Patrimoniale. All’imposta straordinaria sui grandi capitali fa spesso cenno il segretario del Pd, Pierluigi Bersani, aggiungendo come un ritornello: “Chi ha di più deve dare di più”. Il responsabile economico del suo partito, il rissoso Stefano Fassina, quando ne parla in tv ha la bava alla bocca, come un pirata che trova finalmente il bottino. Ora un Paese con 2mila miliardi di debito pubblico, per oltre la metà in mano a investitori esteri, farebbe bene a trattare con cautela e trasparenza questa materia. Bersani, Fassina & C. dovrebbero smettere di parlare genericamente di patrimoniale: dovrebbero dire con chiarezza e precisione agli investitori che cifra, che percentuale hanno in mente di prelevare. Questo perché i politici, la sinistra possono pensare tutto il male del mondo dei mercati, luoghi satanici, ma, se andranno al governo, finché dovranno collocare 400 miliardi di debito pubblico all’anno, ogni settimana dovranno presentarsi con il cappello in mano sui mercati cercando di piazzare Bot e Btp. Meglio essere chiari con i mercati, perché indispettirli di solito costa caro.

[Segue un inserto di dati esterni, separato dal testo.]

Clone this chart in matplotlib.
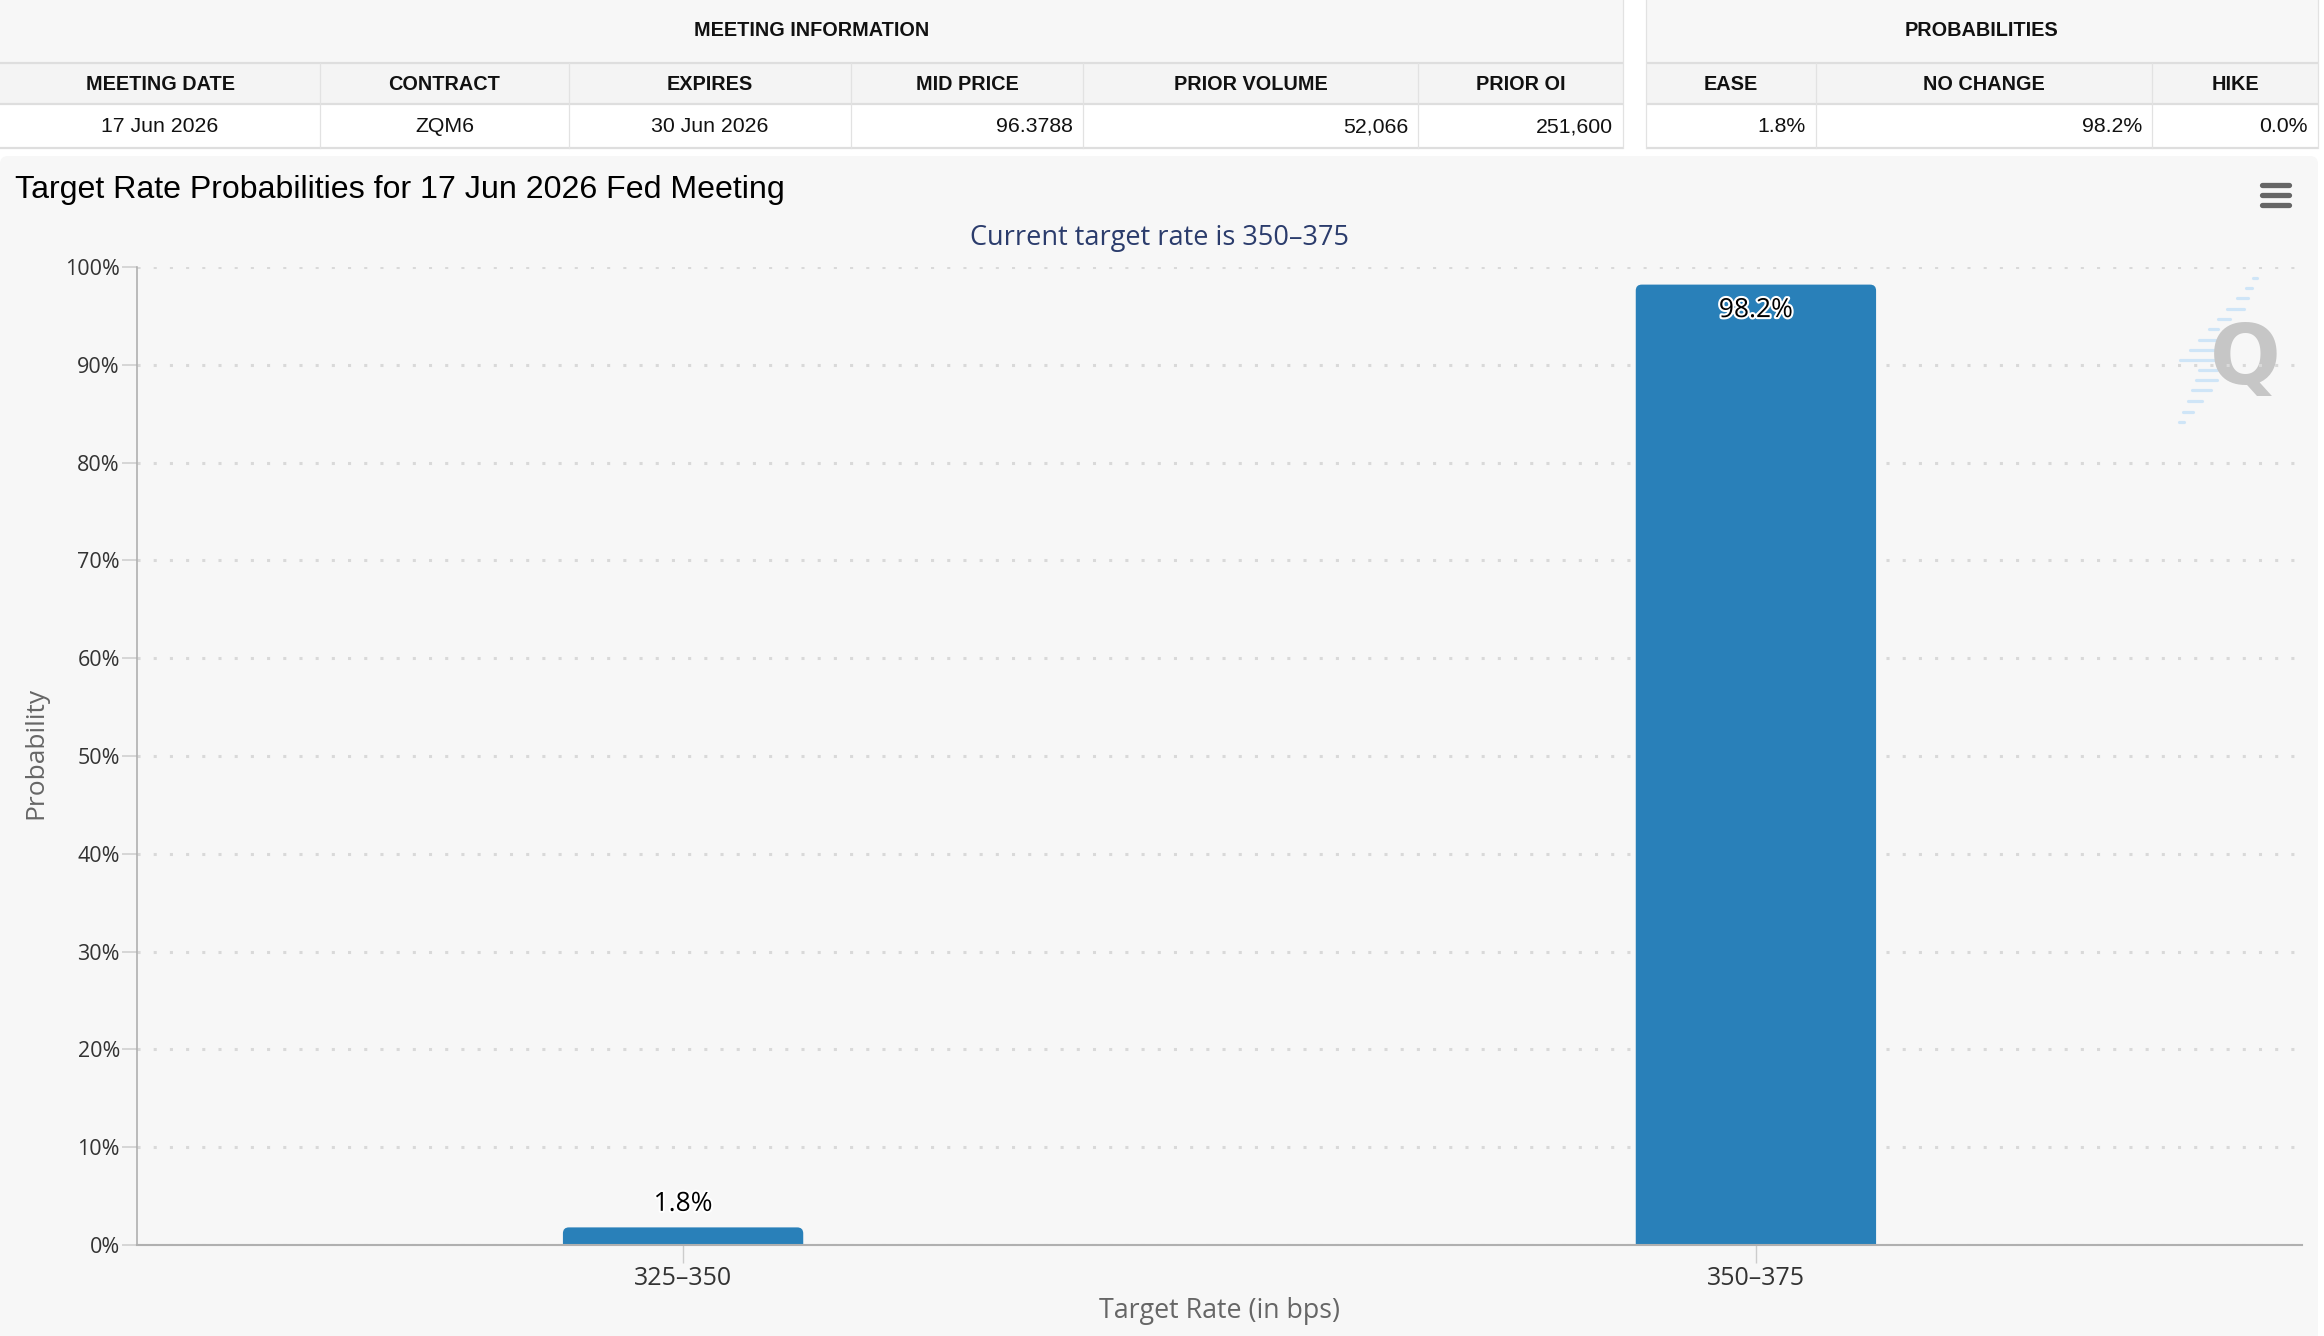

Meglio anglicani? Alberto Gagliardi, per molti anni dirigente in aziende delle partecipazioni statali, ha scritto a giganomics una lettera sul ruolo della Chiesa nel capitalismo. Eccola: «L’articolo su Bruno Tabacci di mercoledì scorso mi conferma che anche da parte di un ex-esponente della sinistra dc, che dovrebbe comunque ricordarsi della feconda lezione di Giorgio La Pira, non c’è alcuna preoccupazione per la sorte della povera gente brutalmente aggredita dai provvedimenti del Governo Monti in linea con le “agende” del capitalismo finanziario internazionale. Della povera gente e della crescente disoccupazione di massa non sembra preoccuparsi neanche la “mia” Chiesa cattolica, indaffarata in Italia da mille problemi, che appare dimentica degli insegnamenti della Dottrina sociale e delle encicliche. Dimentica, in particolare, dell’enciclica “Quadragesimo anno” che in un contesto economico-sociale molto simile all’attuale aveva definito funesto ed esecrabile l’imperialismo internazionale della finanza. Eravamo agli inizi degli anni Trenta del secolo scorso nel pieno del marasma causato dal crollo di Wall Street in conseguenza delle speculazioni finanziarie americane (come oggi). Mi sorprende, ma mi conforta, che dalla Dottrina sociale della Chiesa cattolica tragga invece ispirazione Justin Welby, nuovo arcivescovo di Canterbury, leader spirituale degli anglicani. Infatti, Welby la scorsa estate (era vescovo allora) non ebbe remore nello stigmatizzare l’avidità perniciosa dei banchieri, della finanza allegra e ladrona, insomma di quella sorta di apprendisti stregoni che stanno conducendo con il loro avventurismo superliberista il pianeta sull’orlo del baratro. A quanto pare la Chiesa anglicana non ha complessi reverenziali verso il premier conservatore inglese».
Buone notizie. La prima: è stato licenziato il giornalista della Rai che, facendo un servizio per la partita Juventus-Napoli, aveva detto che i tifosi napoletani si distinguono dalla puzza. La seconda: presentato un emendamento per fare pagare l’Imu anche alle Fondazioni bancarie.